Exercise objective: Everything in the data should be repeated exactly, save for the images.

Data section:
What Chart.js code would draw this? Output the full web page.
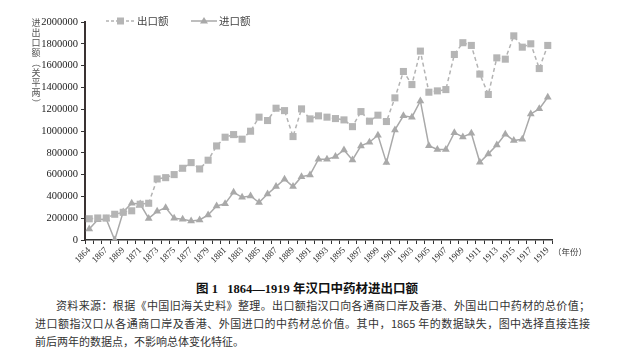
<!DOCTYPE html>
<html><head><meta charset="utf-8">
<script src="https://cdn.jsdelivr.net/npm/chart.js"></script>
<style>
html,body{margin:0;padding:0;background:#fff;width:641px;height:361px;overflow:hidden;}
#c{position:absolute;left:0;top:0;}
#cap{position:absolute;left:196px;top:281px;font-family:"Liberation Serif","Noto Sans CJK SC";font-weight:bold;font-size:12.5px;line-height:16px;color:#111;white-space:nowrap;}
.note{position:absolute;font-family:"Noto Sans CJK SC";font-size:11px;line-height:14px;color:#333;white-space:nowrap;}
.j{text-align:justify;text-align-last:justify;white-space:normal;}
</style>
</head><body>
<canvas id="c" width="641" height="272"></canvas>
<div id="cap">图 1&nbsp;&nbsp;&nbsp;1864—1919 年汉口中药材进出口额</div>
<div class="note j" style="left:56px;top:298px;width:534px;">资料来源：根据《中国旧海关史料》整理。出口额指汉口向各通商口岸及香港、外国出口中药材的总价值；</div>
<div class="note j" style="left:35px;top:316px;width:555px;">进口额指汉口从各通商口岸及香港、外国进口的中药材总价值。其中，1865 年的数据缺失，图中选择直接连接</div>
<div class="note" style="left:35px;top:334px;">前后两年的数据点，不影响总体变化特征。</div>
<script>
const years = [1864,1866,1867,1868,1869,1870,1871,1872,1873,1874,1875,1876,1877,1878,1879,1880,1881,1882,1883,1884,1885,1886,1887,1888,1889,1890,1891,1892,1893,1894,1895,1896,1897,1898,1899,1900,1901,1902,1903,1904,1905,1906,1907,1908,1909,1910,1911,1912,1913,1914,1915,1916,1917,1918,1919];
const exportValues = [195000,202000,202000,236000,254000,268000,328000,337000,560000,572000,600000,658000,710000,652000,732000,863000,943000,967000,925000,998000,1127000,1096000,1209000,1187000,949000,1203000,1111000,1139000,1127000,1114000,1102000,1040000,1178000,1090000,1145000,1087000,1304000,1546000,1426000,1733000,1356000,1368000,1380000,1702000,1810000,1785000,1522000,1335000,1671000,1659000,1873000,1769000,1800000,1573000,1785000];
const importValues = [100000,185000,192000,0,258000,337000,330000,198000,263000,297000,199000,190000,174000,184000,230000,312000,333000,438000,392000,404000,343000,422000,490000,557000,490000,581000,597000,741000,741000,765000,826000,735000,863000,897000,961000,710000,1010000,1139000,1127000,1276000,865000,830000,830000,985000,946000,980000,713000,790000,872000,971000,912000,925000,1157000,1203000,1310000];
const seriesNames = ['出口额','进口额'];
const yTitle = '进出口额（关平两）';
const yTicks = {min:0, max:2000000, step:200000};
const xUnit = '（年份）';

const extras = {
  id:'extras',
  afterDraw(chart){
    const ctx = chart.ctx;
    ctx.save();
    // legend
    const ly = 21;
    ctx.strokeStyle = '#b3b3b3'; ctx.lineWidth = 1.5; ctx.setLineDash([3,2]);
    ctx.beginPath(); ctx.moveTo(106,ly); ctx.lineTo(134,ly); ctx.stroke();
    ctx.setLineDash([]);
    ctx.fillStyle = '#b5b5b5'; ctx.fillRect(117,ly-3.5,7,7);
    ctx.strokeStyle = '#a9a9a9';
    ctx.beginPath(); ctx.moveTo(191,ly); ctx.lineTo(217,ly); ctx.stroke();
    ctx.fillStyle = '#a9a9a9';
    ctx.beginPath(); ctx.moveTo(204,ly-4); ctx.lineTo(208,ly+2.5); ctx.lineTo(200,ly+2.5); ctx.closePath(); ctx.fill();
    ctx.fillStyle = '#444'; ctx.font = '10.5px "Noto Sans CJK SC"'; ctx.textBaseline = 'middle'; ctx.textAlign = 'left';
    ctx.fillText(seriesNames[0], 137, ly);
    ctx.fillText(seriesNames[1], 219, ly);
    // x unit
    ctx.font = '8.5px "Noto Sans CJK SC"'; ctx.fillStyle = '#444';
    ctx.fillText(xUnit, 553, 252);
    // vertical y title
    ctx.font = '9px "Noto Sans CJK SC"'; ctx.fillStyle = '#555'; ctx.textAlign = 'center';
    const chars = Array.from(yTitle);
    let y = 23;
    chars.forEach(ch => {
      if (ch === '（' || ch === '）') {
        ctx.save(); ctx.translate(36, y); ctx.rotate(Math.PI/2); ctx.fillText(ch, 0, 0); ctx.restore();
      } else {
        ctx.fillText(ch, 36, y);
      }
      y += 10;
    });
    ctx.restore();
  }
};

new Chart(document.getElementById('c'), {
  type:'line',
  data:{labels: years.map(String), datasets:[
    {label:seriesNames[0], data:exportValues, borderColor:'#b3b3b3', borderDash:[4,3], borderWidth:1.5, pointStyle:'rect', pointRadius:5, pointBackgroundColor:'#b5b5b5', pointBorderColor:'#b5b5b5', pointBorderWidth:0, tension:0},
    {label:seriesNames[1], data:importValues, borderColor:'#a9a9a9', borderWidth:1.5, pointStyle:'triangle', pointRadius:4.5, pointBackgroundColor:'#a9a9a9', pointBorderColor:'#a9a9a9', pointBorderWidth:0, tension:0}
  ]},
  options:{
    responsive:false, animation:false, devicePixelRatio:1,
    layout:{padding:{top:22,right:89,left:0,bottom:0}},
    plugins:{legend:{display:false}, tooltip:{enabled:false}},
    scales:{
      x:{offset:true,
         grid:{display:true, drawOnChartArea:false, offset:true, tickLength:4, color:'#333', lineWidth:1},
         border:{color:'#333', width:1.5},
         ticks:{autoSkip:false, maxRotation:45, minRotation:45, font:{family:'Liberation Serif', size:9}, color:'#333', padding:1,
                callback:(v,i)=> i%2===0 ? String(years[i]) : ''},
         afterFit:s=>{s.height=32;}},
      y:{min:yTicks.min, max:yTicks.max,
         ticks:{stepSize:yTicks.step, font:{family:'Liberation Serif', size:10.5}, color:'#222', padding:3, callback:v=>String(v)},
         grid:{drawOnChartArea:false, tickLength:4, color:'#333'},
         border:{color:'#3a3232', width:2},
         afterFit:s=>{s.width=85;}}
    }
  },
  plugins:[extras]
});
</script>
</body></html>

The result:
What Chart.js code would draw this? Output the full web page.
<!DOCTYPE html>
<html><head><meta charset="utf-8">
<script src="https://cdn.jsdelivr.net/npm/chart.js"></script>
<style>
html,body{margin:0;padding:0;background:#fff;width:641px;height:361px;overflow:hidden;}
#c{position:absolute;left:0;top:0;}
#cap{position:absolute;left:196px;top:281px;font-family:"Liberation Serif","Noto Sans CJK SC";font-weight:bold;font-size:12.5px;line-height:16px;color:#111;white-space:nowrap;}
.note{position:absolute;font-family:"Noto Sans CJK SC";font-size:11px;line-height:14px;color:#333;white-space:nowrap;}
.j{text-align:justify;text-align-last:justify;white-space:normal;}
</style>
</head><body>
<canvas id="c" width="641" height="272"></canvas>
<div id="cap">图 1&nbsp;&nbsp;&nbsp;1864—1919 年汉口中药材进出口额</div>
<div class="note j" style="left:56px;top:298px;width:534px;">资料来源：根据《中国旧海关史料》整理。出口额指汉口向各通商口岸及香港、外国出口中药材的总价值；</div>
<div class="note j" style="left:35px;top:316px;width:555px;">进口额指汉口从各通商口岸及香港、外国进口的中药材总价值。其中，1865 年的数据缺失，图中选择直接连接</div>
<div class="note" style="left:35px;top:334px;">前后两年的数据点，不影响总体变化特征。</div>
<script>
const years = [1864,1866,1867,1868,1869,1870,1871,1872,1873,1874,1875,1876,1877,1878,1879,1880,1881,1882,1883,1884,1885,1886,1887,1888,1889,1890,1891,1892,1893,1894,1895,1896,1897,1898,1899,1900,1901,1902,1903,1904,1905,1906,1907,1908,1909,1910,1911,1912,1913,1914,1915,1916,1917,1918,1919];
const exportValues = [195000,202000,202000,236000,254000,268000,328000,337000,560000,572000,600000,658000,710000,652000,732000,863000,943000,967000,925000,998000,1127000,1096000,1209000,1187000,949000,1203000,1111000,1139000,1127000,1114000,1102000,1040000,1178000,1090000,1145000,1087000,1304000,1546000,1426000,1733000,1356000,1368000,1380000,1702000,1810000,1785000,1522000,1335000,1671000,1659000,1873000,1769000,1800000,1573000,1785000];
const importValues = [100000,185000,192000,0,258000,337000,330000,198000,263000,297000,199000,190000,174000,184000,230000,312000,333000,438000,392000,404000,343000,422000,490000,557000,490000,581000,597000,741000,741000,765000,826000,735000,863000,897000,961000,710000,1010000,1139000,1127000,1276000,865000,830000,830000,985000,946000,980000,713000,790000,872000,971000,912000,925000,1157000,1203000,1310000];
const seriesNames = ['出口额','进口额'];
const yTitle = '进出口额（关平两）';
const yTicks = {min:0, max:2000000, step:200000};
const xUnit = '（年份）';

const extras = {
  id:'extras',
  afterDraw(chart){
    const ctx = chart.ctx;
    ctx.save();
    // legend
    const ly = 21;
    ctx.strokeStyle = '#b3b3b3'; ctx.lineWidth = 1.5; ctx.setLineDash([3,2]);
    ctx.beginPath(); ctx.moveTo(106,ly); ctx.lineTo(134,ly); ctx.stroke();
    ctx.setLineDash([]);
    ctx.fillStyle = '#b5b5b5'; ctx.fillRect(117,ly-3.5,7,7);
    ctx.strokeStyle = '#a9a9a9';
    ctx.beginPath(); ctx.moveTo(191,ly); ctx.lineTo(217,ly); ctx.stroke();
    ctx.fillStyle = '#a9a9a9';
    ctx.beginPath(); ctx.moveTo(204,ly-4); ctx.lineTo(208,ly+2.5); ctx.lineTo(200,ly+2.5); ctx.closePath(); ctx.fill();
    ctx.fillStyle = '#444'; ctx.font = '10.5px "Noto Sans CJK SC"'; ctx.textBaseline = 'middle'; ctx.textAlign = 'left';
    ctx.fillText(seriesNames[0], 137, ly);
    ctx.fillText(seriesNames[1], 219, ly);
    // x unit
    ctx.font = '8.5px "Noto Sans CJK SC"'; ctx.fillStyle = '#444';
    ctx.fillText(xUnit, 553, 252);
    // vertical y title
    ctx.font = '9px "Noto Sans CJK SC"'; ctx.fillStyle = '#555'; ctx.textAlign = 'center';
    const chars = Array.from(yTitle);
    let y = 23;
    chars.forEach(ch => {
      if (ch === '（' || ch === '）') {
        ctx.save(); ctx.translate(36, y); ctx.rotate(Math.PI/2); ctx.fillText(ch, 0, 0); ctx.restore();
      } else {
        ctx.fillText(ch, 36, y);
      }
      y += 10;
    });
    ctx.restore();
  }
};

new Chart(document.getElementById('c'), {
  type:'line',
  data:{labels: years.map(String), datasets:[
    {label:seriesNames[0], data:exportValues, borderColor:'#b3b3b3', borderDash:[4,3], borderWidth:1.5, pointStyle:'rect', pointRadius:5, pointBackgroundColor:'#b5b5b5', pointBorderColor:'#b5b5b5', pointBorderWidth:0, tension:0},
    {label:seriesNames[1], data:importValues, borderColor:'#a9a9a9', borderWidth:1.5, pointStyle:'triangle', pointRadius:4.5, pointBackgroundColor:'#a9a9a9', pointBorderColor:'#a9a9a9', pointBorderWidth:0, tension:0}
  ]},
  options:{
    responsive:false, animation:false, devicePixelRatio:1,
    layout:{padding:{top:22,right:89,left:0,bottom:0}},
    plugins:{legend:{display:false}, tooltip:{enabled:false}},
    scales:{
      x:{offset:true,
         grid:{display:true, drawOnChartArea:false, offset:true, tickLength:4, color:'#333', lineWidth:1},
         border:{color:'#333', width:1.5},
         ticks:{autoSkip:false, maxRotation:45, minRotation:45, font:{family:'Liberation Serif', size:9}, color:'#333', padding:1,
                callback:(v,i)=> i%2===0 ? String(years[i]) : ''},
         afterFit:s=>{s.height=32;}},
      y:{min:yTicks.min, max:yTicks.max,
         ticks:{stepSize:yTicks.step, font:{family:'Liberation Serif', size:10.5}, color:'#222', padding:3, callback:v=>String(v)},
         grid:{drawOnChartArea:false, tickLength:4, color:'#333'},
         border:{color:'#3a3232', width:2},
         afterFit:s=>{s.width=85;}}
    }
  },
  plugins:[extras]
});
</script>
</body></html>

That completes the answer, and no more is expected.